Stored items:
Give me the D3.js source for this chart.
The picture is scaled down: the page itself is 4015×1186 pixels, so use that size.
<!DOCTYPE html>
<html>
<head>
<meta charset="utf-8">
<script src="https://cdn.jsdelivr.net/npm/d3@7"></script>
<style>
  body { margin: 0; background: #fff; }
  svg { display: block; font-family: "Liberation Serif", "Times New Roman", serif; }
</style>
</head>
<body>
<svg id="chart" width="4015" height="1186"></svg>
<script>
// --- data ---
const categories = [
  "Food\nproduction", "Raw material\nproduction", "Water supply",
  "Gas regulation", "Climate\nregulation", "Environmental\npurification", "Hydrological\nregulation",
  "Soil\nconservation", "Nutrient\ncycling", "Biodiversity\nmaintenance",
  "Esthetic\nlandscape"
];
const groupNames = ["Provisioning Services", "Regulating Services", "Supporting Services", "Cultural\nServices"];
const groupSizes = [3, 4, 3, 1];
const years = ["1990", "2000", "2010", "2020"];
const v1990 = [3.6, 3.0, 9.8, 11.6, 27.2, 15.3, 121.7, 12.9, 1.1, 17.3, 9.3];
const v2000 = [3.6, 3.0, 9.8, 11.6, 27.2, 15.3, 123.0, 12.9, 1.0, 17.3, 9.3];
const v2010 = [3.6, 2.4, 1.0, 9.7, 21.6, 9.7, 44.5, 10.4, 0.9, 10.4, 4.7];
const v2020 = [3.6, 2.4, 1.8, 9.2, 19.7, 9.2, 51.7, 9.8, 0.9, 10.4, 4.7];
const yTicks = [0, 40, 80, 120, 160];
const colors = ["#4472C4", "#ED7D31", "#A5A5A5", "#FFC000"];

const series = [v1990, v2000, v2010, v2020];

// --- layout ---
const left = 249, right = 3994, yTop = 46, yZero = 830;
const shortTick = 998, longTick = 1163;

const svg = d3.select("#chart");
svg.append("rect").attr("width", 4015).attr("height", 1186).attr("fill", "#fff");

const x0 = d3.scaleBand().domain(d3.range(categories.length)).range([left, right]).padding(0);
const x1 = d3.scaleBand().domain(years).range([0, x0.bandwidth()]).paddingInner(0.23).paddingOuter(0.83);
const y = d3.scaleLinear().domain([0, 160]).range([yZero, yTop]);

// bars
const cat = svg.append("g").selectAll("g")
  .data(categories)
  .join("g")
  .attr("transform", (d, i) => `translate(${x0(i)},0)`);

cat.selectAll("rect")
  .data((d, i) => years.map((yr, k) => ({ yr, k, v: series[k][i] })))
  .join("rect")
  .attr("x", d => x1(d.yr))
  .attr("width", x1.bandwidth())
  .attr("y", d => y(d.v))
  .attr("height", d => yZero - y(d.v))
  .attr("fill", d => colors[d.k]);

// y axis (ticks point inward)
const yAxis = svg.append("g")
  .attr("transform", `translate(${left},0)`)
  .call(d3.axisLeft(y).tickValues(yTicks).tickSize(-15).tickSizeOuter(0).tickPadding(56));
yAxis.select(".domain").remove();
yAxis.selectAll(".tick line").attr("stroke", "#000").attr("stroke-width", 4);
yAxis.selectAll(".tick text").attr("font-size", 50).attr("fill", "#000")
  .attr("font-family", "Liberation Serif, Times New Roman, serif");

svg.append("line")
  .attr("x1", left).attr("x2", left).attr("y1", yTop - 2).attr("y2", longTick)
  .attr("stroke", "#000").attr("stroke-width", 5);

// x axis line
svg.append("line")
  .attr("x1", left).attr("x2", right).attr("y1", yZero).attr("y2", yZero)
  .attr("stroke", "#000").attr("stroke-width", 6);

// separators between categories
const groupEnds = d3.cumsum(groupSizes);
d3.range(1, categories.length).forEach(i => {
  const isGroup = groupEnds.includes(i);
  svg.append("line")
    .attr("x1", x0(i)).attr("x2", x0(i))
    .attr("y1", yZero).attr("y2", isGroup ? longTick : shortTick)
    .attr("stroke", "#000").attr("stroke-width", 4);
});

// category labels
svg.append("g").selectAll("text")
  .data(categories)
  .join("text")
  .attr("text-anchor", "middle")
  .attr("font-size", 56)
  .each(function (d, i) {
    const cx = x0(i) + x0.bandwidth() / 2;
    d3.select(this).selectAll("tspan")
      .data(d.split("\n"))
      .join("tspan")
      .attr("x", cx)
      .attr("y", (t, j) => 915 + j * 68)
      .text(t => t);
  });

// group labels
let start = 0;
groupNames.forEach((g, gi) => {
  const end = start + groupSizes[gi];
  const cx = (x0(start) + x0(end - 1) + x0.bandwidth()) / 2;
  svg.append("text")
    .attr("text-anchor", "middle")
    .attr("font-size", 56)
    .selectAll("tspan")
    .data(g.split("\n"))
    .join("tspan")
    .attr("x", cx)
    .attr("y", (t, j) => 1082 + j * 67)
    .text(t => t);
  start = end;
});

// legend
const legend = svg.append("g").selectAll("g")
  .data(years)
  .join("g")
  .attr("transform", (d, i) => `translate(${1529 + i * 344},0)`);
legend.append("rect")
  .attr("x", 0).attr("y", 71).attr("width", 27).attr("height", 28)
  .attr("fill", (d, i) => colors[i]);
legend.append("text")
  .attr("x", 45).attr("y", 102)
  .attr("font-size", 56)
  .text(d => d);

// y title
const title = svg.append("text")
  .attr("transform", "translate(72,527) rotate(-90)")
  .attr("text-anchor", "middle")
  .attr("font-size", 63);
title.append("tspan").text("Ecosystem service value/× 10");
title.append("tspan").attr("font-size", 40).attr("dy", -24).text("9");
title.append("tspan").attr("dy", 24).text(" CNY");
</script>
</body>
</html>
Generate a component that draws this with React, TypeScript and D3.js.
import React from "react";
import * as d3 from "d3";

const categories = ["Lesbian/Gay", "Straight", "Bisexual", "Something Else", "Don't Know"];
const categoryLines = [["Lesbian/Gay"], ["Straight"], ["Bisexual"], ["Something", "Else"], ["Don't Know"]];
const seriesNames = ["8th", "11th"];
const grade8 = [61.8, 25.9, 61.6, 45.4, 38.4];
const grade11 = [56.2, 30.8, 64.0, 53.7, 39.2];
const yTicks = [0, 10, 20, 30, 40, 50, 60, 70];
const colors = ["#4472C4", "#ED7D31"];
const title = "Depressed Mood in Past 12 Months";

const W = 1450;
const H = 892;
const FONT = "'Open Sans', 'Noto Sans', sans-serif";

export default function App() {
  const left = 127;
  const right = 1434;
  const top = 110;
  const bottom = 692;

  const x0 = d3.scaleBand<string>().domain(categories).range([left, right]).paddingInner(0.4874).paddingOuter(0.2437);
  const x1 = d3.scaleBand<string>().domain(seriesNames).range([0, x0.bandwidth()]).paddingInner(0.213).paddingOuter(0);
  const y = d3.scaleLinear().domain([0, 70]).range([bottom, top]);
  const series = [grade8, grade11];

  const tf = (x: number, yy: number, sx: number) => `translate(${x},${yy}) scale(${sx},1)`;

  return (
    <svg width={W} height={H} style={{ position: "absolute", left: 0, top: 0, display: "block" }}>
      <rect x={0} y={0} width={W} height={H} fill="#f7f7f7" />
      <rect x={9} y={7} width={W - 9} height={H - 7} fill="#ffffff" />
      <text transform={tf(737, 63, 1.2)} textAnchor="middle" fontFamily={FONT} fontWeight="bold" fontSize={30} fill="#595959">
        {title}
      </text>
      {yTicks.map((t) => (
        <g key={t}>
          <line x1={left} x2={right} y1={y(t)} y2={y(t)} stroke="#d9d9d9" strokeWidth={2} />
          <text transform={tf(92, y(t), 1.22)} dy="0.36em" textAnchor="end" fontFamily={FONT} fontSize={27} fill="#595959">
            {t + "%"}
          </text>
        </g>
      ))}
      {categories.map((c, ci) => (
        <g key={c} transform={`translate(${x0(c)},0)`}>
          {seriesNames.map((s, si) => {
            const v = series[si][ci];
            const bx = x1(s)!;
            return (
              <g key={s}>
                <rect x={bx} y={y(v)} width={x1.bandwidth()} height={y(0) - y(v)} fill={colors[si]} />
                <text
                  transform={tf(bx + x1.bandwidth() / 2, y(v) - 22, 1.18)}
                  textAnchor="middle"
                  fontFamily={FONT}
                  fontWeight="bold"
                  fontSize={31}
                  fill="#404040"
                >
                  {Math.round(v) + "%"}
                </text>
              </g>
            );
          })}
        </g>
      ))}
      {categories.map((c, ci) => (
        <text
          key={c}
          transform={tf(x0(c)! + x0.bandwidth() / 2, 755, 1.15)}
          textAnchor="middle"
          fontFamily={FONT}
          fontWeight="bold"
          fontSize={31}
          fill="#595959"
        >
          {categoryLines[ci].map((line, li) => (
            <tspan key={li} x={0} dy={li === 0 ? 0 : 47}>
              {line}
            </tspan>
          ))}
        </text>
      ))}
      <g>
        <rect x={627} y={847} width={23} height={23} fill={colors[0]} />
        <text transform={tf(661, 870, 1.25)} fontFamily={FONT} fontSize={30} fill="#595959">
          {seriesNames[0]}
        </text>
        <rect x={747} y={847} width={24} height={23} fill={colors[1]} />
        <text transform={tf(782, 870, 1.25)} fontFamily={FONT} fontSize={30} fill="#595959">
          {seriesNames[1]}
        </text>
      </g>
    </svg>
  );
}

▶ THE EXERCISE:
The lines from the one containing "Generate a component" to the one containing "const tf = (x: number, yy: number, sx: number)", both included, are to be extracted exactly; give no other line.

▶ WRITTEN RESPONSE:
Generate a component that draws this with React, TypeScript and D3.js.
import React from "react";
import * as d3 from "d3";

const categories = ["Lesbian/Gay", "Straight", "Bisexual", "Something Else", "Don't Know"];
const categoryLines = [["Lesbian/Gay"], ["Straight"], ["Bisexual"], ["Something", "Else"], ["Don't Know"]];
const seriesNames = ["8th", "11th"];
const grade8 = [61.8, 25.9, 61.6, 45.4, 38.4];
const grade11 = [56.2, 30.8, 64.0, 53.7, 39.2];
const yTicks = [0, 10, 20, 30, 40, 50, 60, 70];
const colors = ["#4472C4", "#ED7D31"];
const title = "Depressed Mood in Past 12 Months";

const W = 1450;
const H = 892;
const FONT = "'Open Sans', 'Noto Sans', sans-serif";

export default function App() {
  const left = 127;
  const right = 1434;
  const top = 110;
  const bottom = 692;

  const x0 = d3.scaleBand<string>().domain(categories).range([left, right]).paddingInner(0.4874).paddingOuter(0.2437);
  const x1 = d3.scaleBand<string>().domain(seriesNames).range([0, x0.bandwidth()]).paddingInner(0.213).paddingOuter(0);
  const y = d3.scaleLinear().domain([0, 70]).range([bottom, top]);
  const series = [grade8, grade11];

  const tf = (x: number, yy: number, sx: number) => `translate(${x},${yy}) scale(${sx},1)`;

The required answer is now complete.